1928 film by Walt Disney

Tall Timber is a 1928 American animated short film directed by Walt Disney. It features Oswald the Lucky Rabbit. In terms of production, the film was for many years the last extant Oswald cartoon directed by Walt Disney, until late 2015, when Sleigh Bells, the Oswald cartoon made after Tall Timber, was rediscovered.

==Plot==

Full short

Oswald is canoeing down a rough river. Upon reaching his destination, which is the lake, Oswald brings out his rifle and decides to go duck hunting. The ducks, however, are quite clever, and Oswald ends up shooting a hole in his boat, thus sinking it. He was unintendedly brought to dry ground by a moose.

While walking downhill, Oswald is chased by a boulder. His efforts to outrun the large rock are in vain as it rams him flat against a tree. In an attempt to restore his normal shape, Oswald drops a smaller rock on top of himself. This results in him having a more spherical physique, making it difficult for him to walk.

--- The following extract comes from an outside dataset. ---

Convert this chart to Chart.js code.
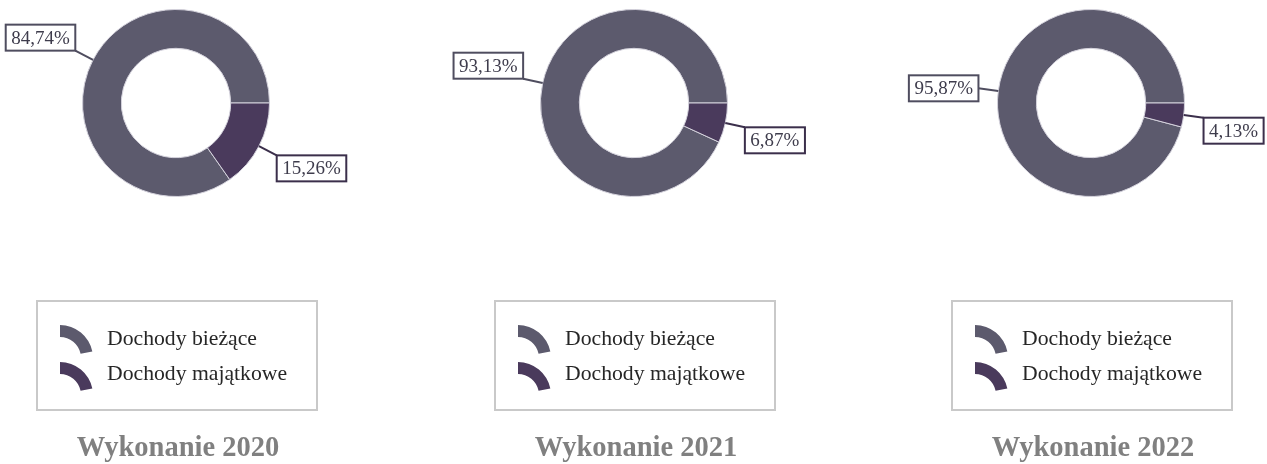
<!DOCTYPE html>
<html><head><meta charset="utf-8">
<script src="https://cdn.jsdelivr.net/npm/chart.js@4.4.0/dist/chart.umd.min.js"></script>
<style>
html,body{margin:0;padding:0;background:#fff;width:1267px;height:464px;overflow:hidden;position:relative}
.c{position:absolute;top:0;width:420px;height:464px}
</style></head><body>
<div class="c" style="left:-34px"><canvas id="c0"></canvas></div>
<div class="c" style="left:424px"><canvas id="c1"></canvas></div>
<div class="c" style="left:881px"><canvas id="c2"></canvas></div>
<script>
// ---- data ----
const categories = ['Dochody bieżące', 'Dochody majątkowe'];
const titles = ['Wykonanie 2020', 'Wykonanie 2021', 'Wykonanie 2022'];
const biezace = [84.74, 93.13, 95.87];
const majatkowe = [15.26, 6.87, 4.13];

// ---- styles ----
const sliceColors = ['#5c5a6d', '#4a3a5c'];
const boxColors = ['#4f4d5f', '#3b2f4b'];
const labelAlign = [['above', 'below'], ['above', 'below'], ['middle', 'below']];
const SERIF = '"Liberation Serif", "Times New Roman", serif';

function fmt(v) { return v.toFixed(2).replace('.', ',') + '%'; }

const decorPlugin = {
  id: 'decor',
  afterDatasetsDraw(chart, args, opts) {
    const ctx = chart.ctx;
    const meta = chart.getDatasetMeta(0);
    const ds = chart.data.datasets[0];
    const cx = chart.width / 2;
    ctx.save();
    // value labels with leader lines
    meta.data.forEach((arc, i) => {
      const p = arc.getProps(['x', 'y', 'startAngle', 'endAngle', 'outerRadius'], true);
      const mid = (p.startAngle + p.endAngle) / 2;
      const cs = Math.cos(mid), sn = Math.sin(mid);
      const x1 = p.x + cs * p.outerRadius, y1 = p.y + sn * p.outerRadius;
      const x2 = x1 + cs * 20, y2 = y1 + sn * 20;
      const col = boxColors[i];
      ctx.strokeStyle = col;
      ctx.lineWidth = 2;
      ctx.beginPath(); ctx.moveTo(x1, y1); ctx.lineTo(x2, y2); ctx.stroke();
      const txt = fmt(ds.data[i]);
      ctx.font = '19px ' + SERIF;
      const tw = ctx.measureText(txt).width;
      const bw = tw + 11, bh = 26;
      const bx = cs < 0 ? x2 - bw : x2;
      const al = opts.align[i];
      const by = al === 'above' ? y2 - bh : (al === 'below' ? y2 : y2 - bh / 2);
      ctx.fillStyle = '#fff';
      ctx.fillRect(bx, by, bw, bh);
      ctx.strokeRect(bx, by, bw, bh);
      ctx.fillStyle = '#3e3c4c';
      ctx.textAlign = 'center';
      ctx.textBaseline = 'middle';
      ctx.fillText(txt, bx + bw / 2, by + bh / 2 + 1);
    });
    // legend box
    ctx.strokeStyle = '#c9c9c9';
    ctx.lineWidth = 2;
    ctx.strokeRect(cx - 139, 301, 280, 109);
    chart.data.labels.forEach((lab, i) => {
      const icx = cx - 116, icy = 358 + i * 37;
      ctx.fillStyle = sliceColors[i];
      ctx.beginPath();
      ctx.arc(icx, icy, 33, -Math.PI / 2, -0.2);
      ctx.arc(icx, icy, 21, -0.2, -Math.PI / 2, true);
      ctx.closePath();
      ctx.fill();
      ctx.fillStyle = '#262626';
      ctx.font = '21.7px ' + SERIF;
      ctx.textAlign = 'left';
      ctx.textBaseline = 'alphabetic';
      ctx.fillText(lab, cx - 69, 345 + i * 35);
    });
    // title
    ctx.fillStyle = '#808080';
    ctx.font = 'bold 28.5px ' + SERIF;
    ctx.textAlign = 'center';
    ctx.textBaseline = 'alphabetic';
    ctx.fillText(opts.title, cx + 2, 456);
    ctx.restore();
  }
};

titles.forEach((t, k) => {
  const values = [biezace[k], majatkowe[k]];
  const total = values[0] + values[1];
  new Chart(document.getElementById('c' + k), {
    type: 'doughnut',
    data: {
      labels: categories,
      datasets: [{
        data: values,
        backgroundColor: sliceColors,
        borderColor: '#d4d2dc',
        borderWidth: 1,
        hoverOffset: 0
      }]
    },
    options: {
      responsive: true,
      maintainAspectRatio: false,
      animation: false,
      cutout: '58.5%',
      rotation: 90 + majatkowe[k] / total * 360,
      layout: { padding: { top: 9, bottom: 267, left: 116, right: 116 } },
      plugins: {
        legend: { display: false },
        tooltip: { enabled: false },
        decor: { align: labelAlign[k], title: t }
      }
    },
    plugins: [decorPlugin]
  });
});
</script>
</body></html>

As he goes walking, Oswald stumbled and starts tumbling on the ground. In his path, two bear cubs are drinking syrup from maple trees. Oswald runs into one of them, causing that bear to be thrown upward. The cub's fall is cushioned when Oswald rolled back. Amazed by Oswald's bloated shape and bouncy qualities, the bears use him as a trampoline. Not willing to share with each other, the bears pull Oswald from opposite sides, stretching him back to his original form. Annoyed by their antics, Oswald chases one of the bears to what looks like a tree stump. The stump turns out to be the mother of the two bears who then chases Oswald into a cave. Upon entering the cave, Oswald and the big bear go into a tussle. Ironically, the big bear comes out with no fur on her torso and runs in embarrassment. Oswald, however, comes out wearing the big bear's fur like a jacket and celebrates by mocking Pete.

==Home media==
The short was released on December 11, 2007, on Walt Disney Treasures: The Adventures of Oswald the Lucky Rabbit.